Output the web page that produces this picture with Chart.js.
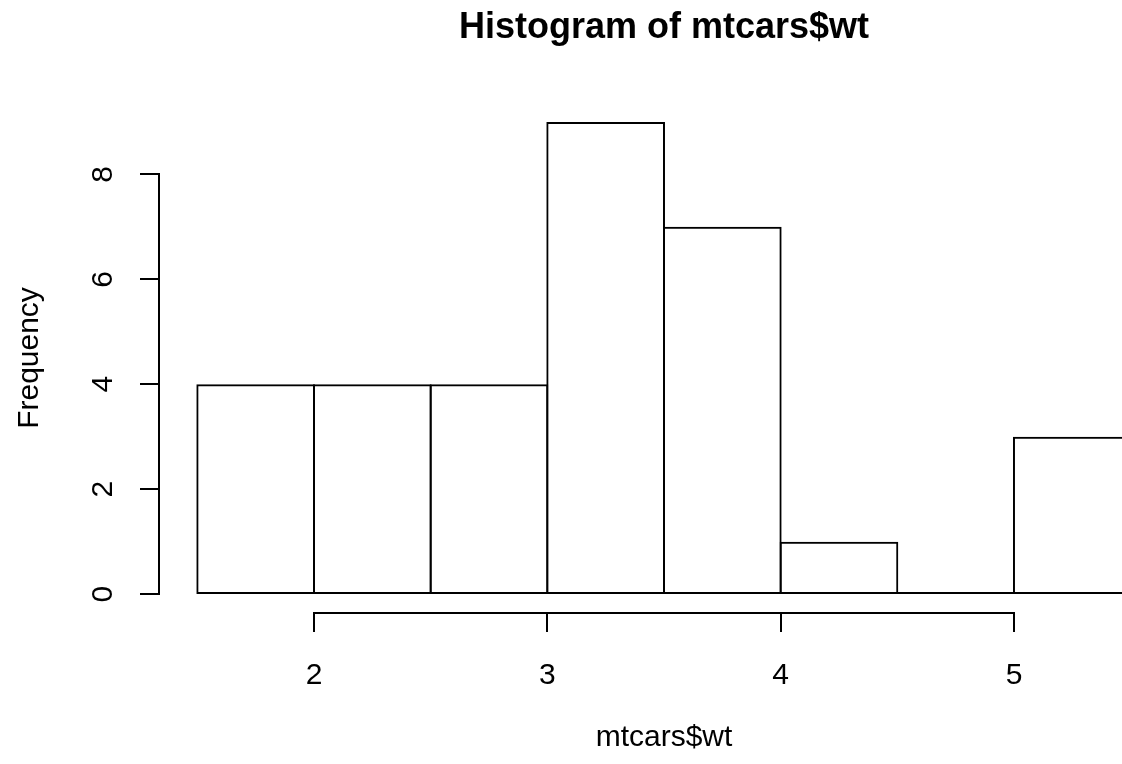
<!DOCTYPE html>
<html>
<head>
<meta charset="utf-8">
<script src="https://cdn.jsdelivr.net/npm/chart.js@4.4.0/dist/chart.umd.min.js"></script>
<style>
  html, body { margin: 0; padding: 0; background: #fff; overflow: hidden; }
  canvas { display: block; }
</style>
</head>
<body>
<canvas id="histChart" width="1122" height="764"></canvas>
<script>
// ======================
// Data
// ======================
const breaks = [1.5, 2, 2.5, 3, 3.5, 4, 4.5, 5, 5.5];
const counts = [4, 4, 4, 9, 7, 1, 0, 3];
const xTicks = [2, 3, 4, 5];
const yTicks = [0, 2, 4, 6, 8];
const mainTitle = "Histogram of mtcars$wt";
const xTitle = "mtcars$wt";
const yTitle = "Frequency";

const FONT = '"Liberation Sans", Arial, Helvetica, sans-serif';
const LW = 2;

// bar centres from the bin edges
const mids = counts.map((c, i) => (breaks[i] + breaks[i + 1]) / 2);

// ======================
// R style axes, drawn from the chart scales
// ======================
const rAxes = {
    id: "rAxes",
    afterDraw(chart) {
        const ctx = chart.ctx;
        const x = chart.scales.x;
        const y = chart.scales.y;
        const area = chart.chartArea;
        const tick = 19;

        ctx.save();
        ctx.strokeStyle = "#000";
        ctx.fillStyle = "#000";
        ctx.lineWidth = LW;

        // empty bins still leave a line on the base
        const y0 = y.getPixelForValue(0) - LW / 2;
        counts.forEach((c, i) => {
            if (c === 0) {
                ctx.beginPath();
                ctx.moveTo(x.getPixelForValue(breaks[i]), y0);
                ctx.lineTo(x.getPixelForValue(breaks[i + 1]), y0);
                ctx.stroke();
            }
        });

        // x axis
        const xa = area.bottom;
        const xp = v => Math.round(x.getPixelForValue(v));
        ctx.beginPath();
        ctx.moveTo(xp(xTicks[0]) - 1, xa);
        ctx.lineTo(xp(xTicks[xTicks.length - 1]) + 1, xa);
        xTicks.forEach(v => {
            ctx.moveTo(xp(v), xa);
            ctx.lineTo(xp(v), xa + tick);
        });
        ctx.stroke();

        ctx.font = "30px " + FONT;
        ctx.textAlign = "center";
        ctx.textBaseline = "alphabetic";
        xTicks.forEach(v => {
            ctx.fillText(String(v), x.getPixelForValue(v), area.bottom + 71);
        });

        // y axis
        const ya = area.left - 1;
        const yp = v => Math.round(y.getPixelForValue(v));
        ctx.beginPath();
        ctx.moveTo(ya, yp(yTicks[0]) + 1);
        ctx.lineTo(ya, yp(yTicks[yTicks.length - 1]) - 1);
        yTicks.forEach(v => {
            ctx.moveTo(ya, yp(v));
            ctx.lineTo(ya - tick, yp(v));
        });
        ctx.stroke();

        yTicks.forEach(v => {
            ctx.save();
            ctx.translate(area.left - 48, y.getPixelForValue(v));
            ctx.rotate(-Math.PI / 2);
            ctx.fillText(String(v), 0, 0);
            ctx.restore();
        });

        // titles
        const cx = x.getPixelForValue((breaks[0] + breaks[breaks.length - 1]) / 2);
        ctx.fillText(xTitle, cx, area.bottom + 133);

        ctx.save();
        ctx.translate(38, (area.top + area.bottom) / 2);
        ctx.rotate(-Math.PI / 2);
        ctx.fillText(yTitle, 0, 0);
        ctx.restore();

        ctx.font = "bold 36px " + FONT;
        ctx.fillText(mainTitle, cx, 38);

        ctx.restore();
    }
};

// ======================
// Histogram
// ======================
new Chart(document.getElementById("histChart"), {
    type: "bar",
    data: {
        datasets: [{
            data: mids.map((m, i) => ({ x: m, y: counts[i] })),
            backgroundColor: "rgba(0,0,0,0)",
            borderColor: "#000",
            borderWidth: LW,
            borderSkipped: false,
            barPercentage: 1.0172,
            categoryPercentage: 1
        }]
    },
    options: {
        responsive: false,
        animation: false,
        events: [],
        layout: { padding: { left: 160, right: 0, top: 103, bottom: 151 } },
        plugins: {
            legend: { display: false },
            title: { display: false },
            tooltip: { enabled: false }
        },
        scales: {
            x: {
                type: "linear", min: 1.34, max: 5.463, offset: false, display: false,
                afterBuildTicks: s => { s.ticks = xTicks.map(v => ({ value: v })); }
            },
            y: {
                type: "linear", min: -0.36, max: 9.36, display: false,
                afterBuildTicks: s => { s.ticks = yTicks.map(v => ({ value: v })); }
            }
        }
    },
    plugins: [rAxes]
});
</script>
</body>
</html>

☆ ☆ ☆ ☆

STATED GOAL:
Pictures stay out. Print the data exactly, from its first line through the line containing "ctx.lineWidth = LW;".

FINISHED ANSWER:
Output the web page that produces this picture with Chart.js.
<!DOCTYPE html>
<html>
<head>
<meta charset="utf-8">
<script src="https://cdn.jsdelivr.net/npm/chart.js@4.4.0/dist/chart.umd.min.js"></script>
<style>
  html, body { margin: 0; padding: 0; background: #fff; overflow: hidden; }
  canvas { display: block; }
</style>
</head>
<body>
<canvas id="histChart" width="1122" height="764"></canvas>
<script>
// ======================
// Data
// ======================
const breaks = [1.5, 2, 2.5, 3, 3.5, 4, 4.5, 5, 5.5];
const counts = [4, 4, 4, 9, 7, 1, 0, 3];
const xTicks = [2, 3, 4, 5];
const yTicks = [0, 2, 4, 6, 8];
const mainTitle = "Histogram of mtcars$wt";
const xTitle = "mtcars$wt";
const yTitle = "Frequency";

const FONT = '"Liberation Sans", Arial, Helvetica, sans-serif';
const LW = 2;

// bar centres from the bin edges
const mids = counts.map((c, i) => (breaks[i] + breaks[i + 1]) / 2);

// ======================
// R style axes, drawn from the chart scales
// ======================
const rAxes = {
    id: "rAxes",
    afterDraw(chart) {
        const ctx = chart.ctx;
        const x = chart.scales.x;
        const y = chart.scales.y;
        const area = chart.chartArea;
        const tick = 19;

        ctx.save();
        ctx.strokeStyle = "#000";
        ctx.fillStyle = "#000";
        ctx.lineWidth = LW;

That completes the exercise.